On Monday the Financial Times carried a report of a new warning from the FBI about the dangers to children and young people arising from

Smart toys made by a slew of companies …increasingly incorporating technologies that learn and tailor their behaviours based on user interactions…

These features could put the privacy and safety of children at risk due to the large amount of personal information that may be unwittingly disclosed.

Information such as the child’s name, school, likes and dislikes, and activities may be disclosed through normal conversation with the toy or in the surrounding environment.

The collection of a child’s personal information combined with a toy’s ability to connect to the Internet or other devices raises concerns for privacy and physical safety. Perhaps even more worrisome to parents, the potential misuse of sensitive data such as GPS location information, visual identifiers from pictures or videos, and known interests to garner trust from a child could present exploitation risks.

The answer to this and our call has to be Safety by Design, Security by Default. (SDSD). A neat strapline but how do we transform it into a concrete reality?

The FBI say

Parents should examine toy company user agreement disclosures and privacy practices, and should know where their family’s personal data is sent and stored, including if it’s sent to third-party services.

That sounds remarkably like the advice we get on everything. It is good advice but not good enough. Consumers, parents, and children need an interlocutor to act on their behalf to ensure that appropriate standards are in fact being met without requiring anyone to get out a magnifying glass to read the small print.

I am sure the big toy brands will be thinking about this very deeply. The risk, as ever, is that a small fly-by-night outfit  – invoking the name of the god of innovation – will rush to bring something to market, make a ton of money in a very short space of time thanks to clever marketing, then something dreadful happens because they haven’t paid enough attention to the security features. A child or children are seriously hurt and the whole market in connected toys takes a major hit. Maybe the well is poisoned for a very long time. We’ve already been perilously close to such a scenario.

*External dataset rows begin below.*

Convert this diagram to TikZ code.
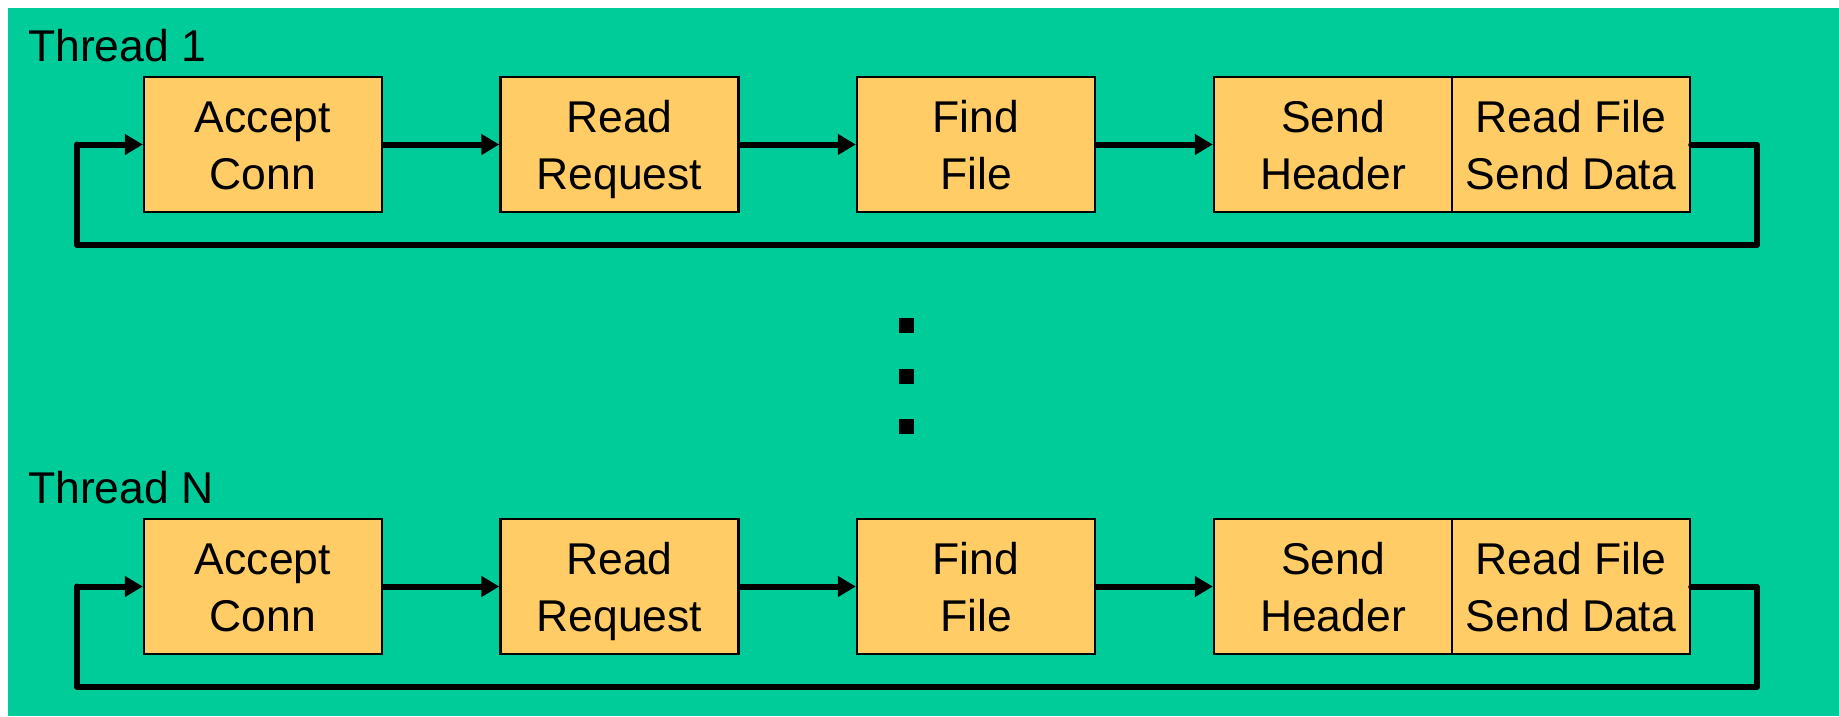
\documentclass[tikz,border=0pt]{standalone}
\usepackage{fontspec}
\setmainfont{Liberation Sans}
\usetikzlibrary{arrows.meta}
\definecolor{sea}{HTML}{00CC99}
\definecolor{stagefill}{HTML}{FFCC66}
\tikzset{
  stagebox/.style={draw=black, fill=stagefill, line width=2.4pt, rectangle,
    minimum width=238pt, minimum height=135pt, inner sep=0pt, align=center,
    font=\fontsize{44.5}{57}\selectfont, text height=89pt, text depth=0pt},
  threadlabel/.style={anchor=base west, inner sep=0pt, font=\fontsize{44.5}{57}\selectfont},
  flow/.style={line width=6pt, -{Triangle[length=18pt,width=20pt]}},
  loopline/.style={line width=6pt, line join=round, line cap=round},
  dotmark/.style={fill=black, rectangle, minimum size=15pt, inner sep=0pt}
}
\begin{document}
\begin{tikzpicture}[x=1pt,y=-1pt]
  \useasboundingbox (0,0) rectangle (1839,716);
  \fill[white] (0,0) rectangle (1839,716);
  \fill[sea] (8,8) rectangle (1839,716);

  % one pipeline per thread: label, five stages, forward arrows, return loop
  \foreach \r/\top/\lab in {1/77/Thread 1, 2/519/Thread N} {
    \pgfmathsetmacro{\cy}{\top+67.5}
    \pgfmathsetmacro{\lb}{\top-16}
    \pgfmathsetmacro{\ly}{\top+168}
    \node[threadlabel] (lab\r) at (28,\lb) {\lab};
    \node[stagebox] (acc\r) at (263,\cy) {Accept\\Conn};
    \node[stagebox] (req\r) at (619.5,\cy) {Read\\Request};
    \node[stagebox] (find\r) at (976,\cy) {Find\\File};
    \node[stagebox] (hdr\r) at (1333,\cy) {Send\\Header};
    \node[stagebox] (data\r) at (1571,\cy) {Read File\\Send Data};
    \coordinate (ne\r) at (1757,\cy);
    \coordinate (se\r) at (1757,\ly);
    \coordinate (sw\r) at (77,\ly);
    \coordinate (nw\r) at (77,\cy);
    \draw[flow] (acc\r.east) -- (req\r.west);
    \draw[flow] (req\r.east) -- (find\r.west);
    \draw[flow] (find\r.east) -- (hdr\r.west);
    \draw[loopline] (data\r.east) -- (ne\r) -- (se\r) -- (sw\r) -- (nw\r);
    \draw[flow] (nw\r) -- (acc\r.west);
  }

  % vertical ellipsis between the threads
  \node[dotmark] (dotA) at (906.5,325.5) {};
  \node[dotmark] (dotB) at (906.5,376.5) {};
  \node[dotmark] (dotC) at (906.5,426.5) {};
\end{tikzpicture}
\end{document}
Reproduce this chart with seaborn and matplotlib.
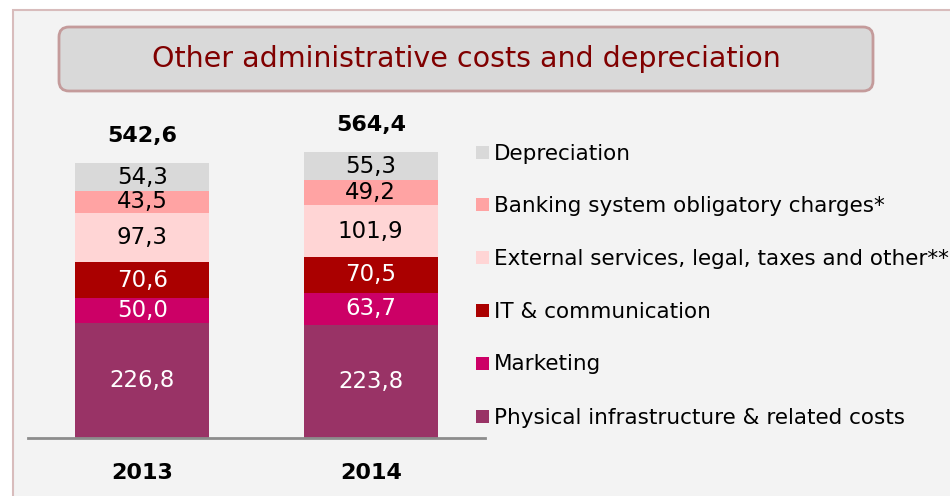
import matplotlib
matplotlib.use("Agg")
import matplotlib.pyplot as plt
from matplotlib.patches import FancyBboxPatch, Rectangle
from matplotlib.transforms import Affine2D
import numpy as np
import pandas as pd
import seaborn as sns

# ---- data -------------------------------------------------------------
years = ["2013", "2014"]
categories = [
    "Physical infrastructure & related costs",
    "Marketing",
    "IT & communication",
    "External services, legal, taxes and other**",
    "Banking system obligatory charges*",
    "Depreciation",
]
physical = [226.8, 223.8]
marketing = [50.0, 63.7]
it_comm = [70.6, 70.5]
external = [97.3, 101.9]
banking = [43.5, 49.2]
depreciation = [54.3, 55.3]
totals = [542.6, 564.4]

segments = [physical, marketing, it_comm, external, banking, depreciation]
colors = ["#993366", "#cc0066", "#aa0000", "#ffd5d5", "#ffa3a3", "#d9d9d9"]
text_colors = ["white", "white", "white", "black", "black", "black"]

FONT = "DejaVu Sans"

# ---- figure -------------------------------------------------------------
W, H = 950, 496
fig = plt.figure(figsize=(W / 100, H / 100), dpi=100)
fig.patch.set_facecolor("white")

# pixel coordinates measured from the top-left corner
px = Affine2D().scale(1, -1).translate(0, H).scale(1 / W, 1 / H) + fig.transFigure

# slide panel
fig.patches.append(Rectangle((12.5, 9.5), 1000, 600, transform=px,
                             facecolor="#f3f3f3", edgecolor="#d8bcbc", lw=1.5,
                             zorder=-10))

# title box
fig.patches.append(FancyBboxPatch((59, 27), 814, 64,
                                  boxstyle="round,pad=0,rounding_size=10",
                                  transform=px, facecolor="#d9d9d9",
                                  edgecolor="#c49b9b", lw=2, zorder=-5))
fig.text(466, 59, "Other administrative costs and depreciation", transform=px,
         ha="center", va="center", color="#800000", fontsize=20.5, family=FONT)

# ---- stacked bars -------------------------------------------------------
base_px = 438
top_px = 130
k = 0.506  # pixels per unit
ax = fig.add_axes([28 / W, (H - base_px) / H, (485 - 28) / W, (base_px - top_px) / H])
ax.set_facecolor("none")

data = pd.DataFrame({"year": years})
cum = np.zeros(len(years))
cums = []
for seg in segments:
    cum = cum + np.array(seg)
    cums.append(cum.copy())

# draw cumulative heights from tallest to shortest so lower layers overlay
for i in range(len(segments) - 1, -1, -1):
    data["value"] = cums[i]
    sns.barplot(data=data, x="year", y="value", order=years, color=colors[i],
                saturation=1, width=0.587, errorbar=None, linewidth=0, ax=ax)

ax.set_xlim(-0.5, 1.5)
ax.set_ylim(0, (base_px - top_px) / k)

# segment value labels
for j in range(len(years)):
    bottom = 0.0
    for i, seg in enumerate(segments):
        v = seg[j]
        ax.text(j, bottom + v / 2, f"{v:.1f}".replace(".", ","), ha="center",
                va="center", color=text_colors[i], fontsize=16.5, family=FONT)
        bottom += v

# totals
for j, t in enumerate(totals):
    ax.annotate(f"{t:.1f}".replace(".", ","), xy=(j, cums[-1][j]),
                xytext=(0, 27 * 0.72), textcoords="offset points",
                ha="center", va="center", fontsize=16, fontweight="bold",
                family=FONT)

for s in ["left", "right", "top"]:
    ax.spines[s].set_visible(False)
ax.spines["bottom"].set_color("#8c8c8c")
ax.spines["bottom"].set_linewidth(2)
ax.set_yticks([])
ax.set_xlabel("")
ax.set_ylabel("")
ax.tick_params(axis="x", length=0, pad=18)
for lab in ax.get_xticklabels():
    lab.set_fontsize(16)
    lab.set_fontweight("bold")
    lab.set_family(FONT)

# ---- legend ---------------------------------------------------------------
row_centers = [416, 363, 310, 257.5, 204.5, 152.5]
for i, name in enumerate(categories):
    c = row_centers[i]
    fig.patches.append(Rectangle((476, c - 6.5), 13, 13, transform=px,
                                 facecolor=colors[i], edgecolor="none"))
    fig.text(494, c + 7.5, name, transform=px, ha="left", va="baseline",
             fontsize=15.5, family=FONT, color="black")

fig.savefig("out.png", dpi=100)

There is an EU Directive on Toys from 2009 and it does include references to computers, games consoles and the like but as far as I could see it does not mention the internet or privacy. Maybe this needs updating, or perhaps the GDPR provides a sufficient legal basis. Either way there also needs to be a link to something like the CE marking regime so that parents and children have a ready way of knowing that what they may be about to buy or use meets certain basic standards.